▶ **Stated problem**
Pictures are to be left out. Copy exactly the lines from the one containing "Give me the matplotlib source for this chart." to the one containing "lower_limit = 6.5", both ends kept.

▶ **Records for the exercise**
— start —

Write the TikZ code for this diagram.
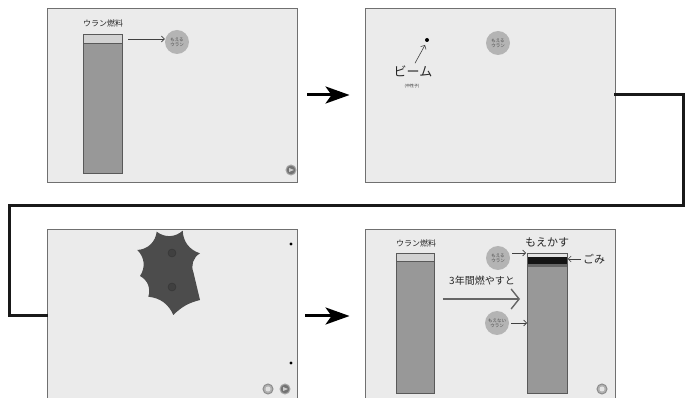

— end —
— start —

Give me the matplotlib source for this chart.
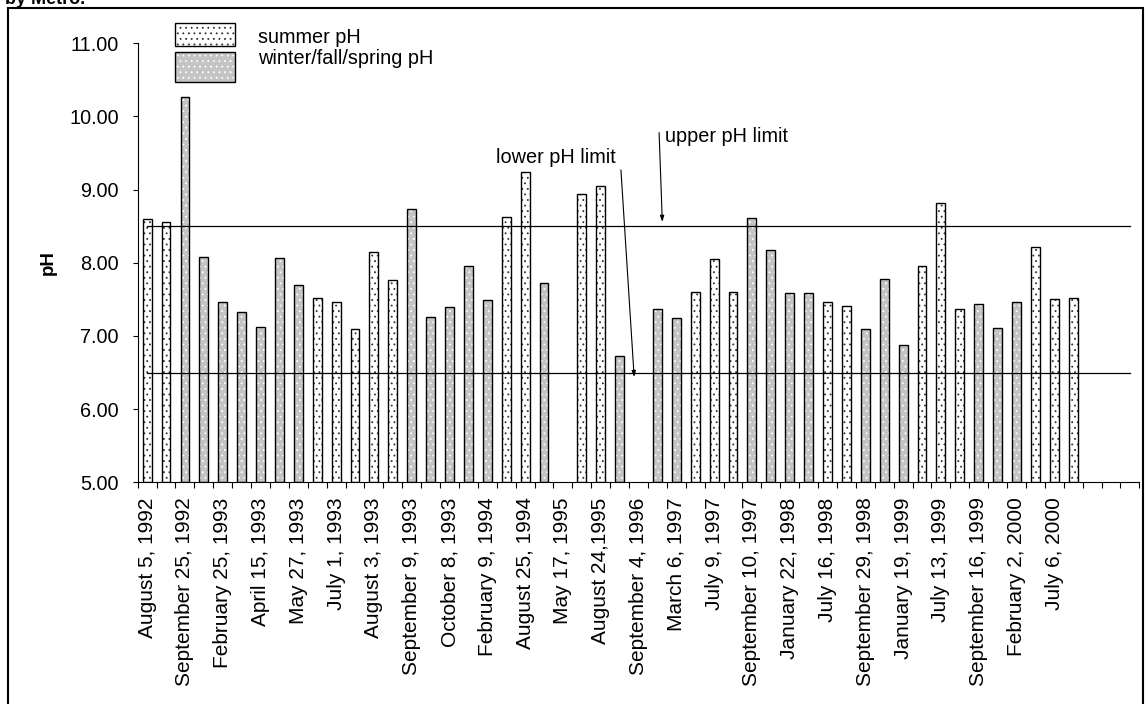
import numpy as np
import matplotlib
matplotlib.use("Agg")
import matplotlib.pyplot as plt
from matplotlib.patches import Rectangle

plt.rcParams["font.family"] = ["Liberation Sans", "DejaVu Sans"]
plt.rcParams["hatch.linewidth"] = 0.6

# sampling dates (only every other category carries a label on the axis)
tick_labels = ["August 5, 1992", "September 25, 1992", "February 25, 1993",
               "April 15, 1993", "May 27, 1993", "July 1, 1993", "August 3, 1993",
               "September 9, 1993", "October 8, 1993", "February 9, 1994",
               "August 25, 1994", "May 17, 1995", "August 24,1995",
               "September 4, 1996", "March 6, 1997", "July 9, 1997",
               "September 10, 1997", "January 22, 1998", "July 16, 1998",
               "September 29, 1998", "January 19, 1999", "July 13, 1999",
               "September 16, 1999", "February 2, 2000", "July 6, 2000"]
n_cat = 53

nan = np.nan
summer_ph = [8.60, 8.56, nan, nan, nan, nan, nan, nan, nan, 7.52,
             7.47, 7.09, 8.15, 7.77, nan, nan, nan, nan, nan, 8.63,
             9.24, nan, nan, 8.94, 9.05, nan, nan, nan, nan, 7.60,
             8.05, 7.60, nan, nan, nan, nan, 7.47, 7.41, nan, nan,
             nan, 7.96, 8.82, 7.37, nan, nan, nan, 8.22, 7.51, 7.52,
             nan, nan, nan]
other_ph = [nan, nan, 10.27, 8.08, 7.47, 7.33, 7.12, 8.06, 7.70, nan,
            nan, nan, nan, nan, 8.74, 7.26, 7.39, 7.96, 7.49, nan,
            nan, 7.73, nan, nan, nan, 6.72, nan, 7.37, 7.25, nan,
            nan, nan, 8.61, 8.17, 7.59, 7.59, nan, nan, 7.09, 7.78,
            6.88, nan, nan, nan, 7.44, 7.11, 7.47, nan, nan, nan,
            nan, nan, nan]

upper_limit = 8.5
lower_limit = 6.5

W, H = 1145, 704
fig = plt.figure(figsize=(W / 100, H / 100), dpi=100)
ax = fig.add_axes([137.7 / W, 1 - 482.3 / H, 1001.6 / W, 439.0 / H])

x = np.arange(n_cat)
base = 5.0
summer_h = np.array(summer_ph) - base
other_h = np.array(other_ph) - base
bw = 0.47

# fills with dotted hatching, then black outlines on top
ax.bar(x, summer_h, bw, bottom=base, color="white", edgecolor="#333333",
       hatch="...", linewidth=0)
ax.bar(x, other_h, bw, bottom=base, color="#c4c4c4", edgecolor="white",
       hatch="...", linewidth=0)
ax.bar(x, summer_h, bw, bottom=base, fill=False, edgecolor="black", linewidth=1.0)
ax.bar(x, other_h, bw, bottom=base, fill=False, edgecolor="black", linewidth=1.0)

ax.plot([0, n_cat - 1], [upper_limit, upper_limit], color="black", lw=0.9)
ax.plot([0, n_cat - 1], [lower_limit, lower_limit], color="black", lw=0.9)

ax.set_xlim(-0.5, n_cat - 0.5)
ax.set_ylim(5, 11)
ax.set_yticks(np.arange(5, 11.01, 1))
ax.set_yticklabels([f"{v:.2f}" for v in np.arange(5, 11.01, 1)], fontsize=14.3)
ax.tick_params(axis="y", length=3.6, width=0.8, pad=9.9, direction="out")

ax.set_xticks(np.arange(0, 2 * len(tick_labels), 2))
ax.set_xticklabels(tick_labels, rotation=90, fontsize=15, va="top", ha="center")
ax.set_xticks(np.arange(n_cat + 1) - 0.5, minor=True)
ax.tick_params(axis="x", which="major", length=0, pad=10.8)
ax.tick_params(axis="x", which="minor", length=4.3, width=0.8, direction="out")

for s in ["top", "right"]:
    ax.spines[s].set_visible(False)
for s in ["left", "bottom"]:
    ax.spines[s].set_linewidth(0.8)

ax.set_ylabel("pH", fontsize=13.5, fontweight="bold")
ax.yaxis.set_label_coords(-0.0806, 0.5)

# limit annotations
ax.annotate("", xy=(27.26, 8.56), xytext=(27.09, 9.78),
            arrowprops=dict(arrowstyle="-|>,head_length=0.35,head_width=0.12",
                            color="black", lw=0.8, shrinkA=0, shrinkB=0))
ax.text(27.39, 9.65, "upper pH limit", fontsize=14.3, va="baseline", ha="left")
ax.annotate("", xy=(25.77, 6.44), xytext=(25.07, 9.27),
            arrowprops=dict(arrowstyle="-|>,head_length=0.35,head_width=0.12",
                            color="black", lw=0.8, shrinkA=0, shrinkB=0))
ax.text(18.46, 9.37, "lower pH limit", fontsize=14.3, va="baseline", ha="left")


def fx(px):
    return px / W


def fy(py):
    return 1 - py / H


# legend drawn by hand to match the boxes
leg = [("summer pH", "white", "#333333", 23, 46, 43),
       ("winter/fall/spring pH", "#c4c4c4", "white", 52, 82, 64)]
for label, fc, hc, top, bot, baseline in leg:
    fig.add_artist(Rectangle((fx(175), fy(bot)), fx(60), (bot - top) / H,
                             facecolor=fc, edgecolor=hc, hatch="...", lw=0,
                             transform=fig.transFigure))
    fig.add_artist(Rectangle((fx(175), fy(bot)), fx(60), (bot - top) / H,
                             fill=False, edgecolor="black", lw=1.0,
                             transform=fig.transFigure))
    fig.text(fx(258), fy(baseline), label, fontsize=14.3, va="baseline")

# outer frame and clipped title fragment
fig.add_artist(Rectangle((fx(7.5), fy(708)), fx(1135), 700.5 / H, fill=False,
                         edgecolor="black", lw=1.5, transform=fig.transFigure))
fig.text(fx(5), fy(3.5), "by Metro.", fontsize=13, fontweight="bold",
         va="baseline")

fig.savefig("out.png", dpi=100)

— end —

▶ **Result**
Give me the matplotlib source for this chart.
import numpy as np
import matplotlib
matplotlib.use("Agg")
import matplotlib.pyplot as plt
from matplotlib.patches import Rectangle

plt.rcParams["font.family"] = ["Liberation Sans", "DejaVu Sans"]
plt.rcParams["hatch.linewidth"] = 0.6

# sampling dates (only every other category carries a label on the axis)
tick_labels = ["August 5, 1992", "September 25, 1992", "February 25, 1993",
               "April 15, 1993", "May 27, 1993", "July 1, 1993", "August 3, 1993",
               "September 9, 1993", "October 8, 1993", "February 9, 1994",
               "August 25, 1994", "May 17, 1995", "August 24,1995",
               "September 4, 1996", "March 6, 1997", "July 9, 1997",
               "September 10, 1997", "January 22, 1998", "July 16, 1998",
               "September 29, 1998", "January 19, 1999", "July 13, 1999",
               "September 16, 1999", "February 2, 2000", "July 6, 2000"]
n_cat = 53

nan = np.nan
summer_ph = [8.60, 8.56, nan, nan, nan, nan, nan, nan, nan, 7.52,
             7.47, 7.09, 8.15, 7.77, nan, nan, nan, nan, nan, 8.63,
             9.24, nan, nan, 8.94, 9.05, nan, nan, nan, nan, 7.60,
             8.05, 7.60, nan, nan, nan, nan, 7.47, 7.41, nan, nan,
             nan, 7.96, 8.82, 7.37, nan, nan, nan, 8.22, 7.51, 7.52,
             nan, nan, nan]
other_ph = [nan, nan, 10.27, 8.08, 7.47, 7.33, 7.12, 8.06, 7.70, nan,
            nan, nan, nan, nan, 8.74, 7.26, 7.39, 7.96, 7.49, nan,
            nan, 7.73, nan, nan, nan, 6.72, nan, 7.37, 7.25, nan,
            nan, nan, 8.61, 8.17, 7.59, 7.59, nan, nan, 7.09, 7.78,
            6.88, nan, nan, nan, 7.44, 7.11, 7.47, nan, nan, nan,
            nan, nan, nan]

upper_limit = 8.5
lower_limit = 6.5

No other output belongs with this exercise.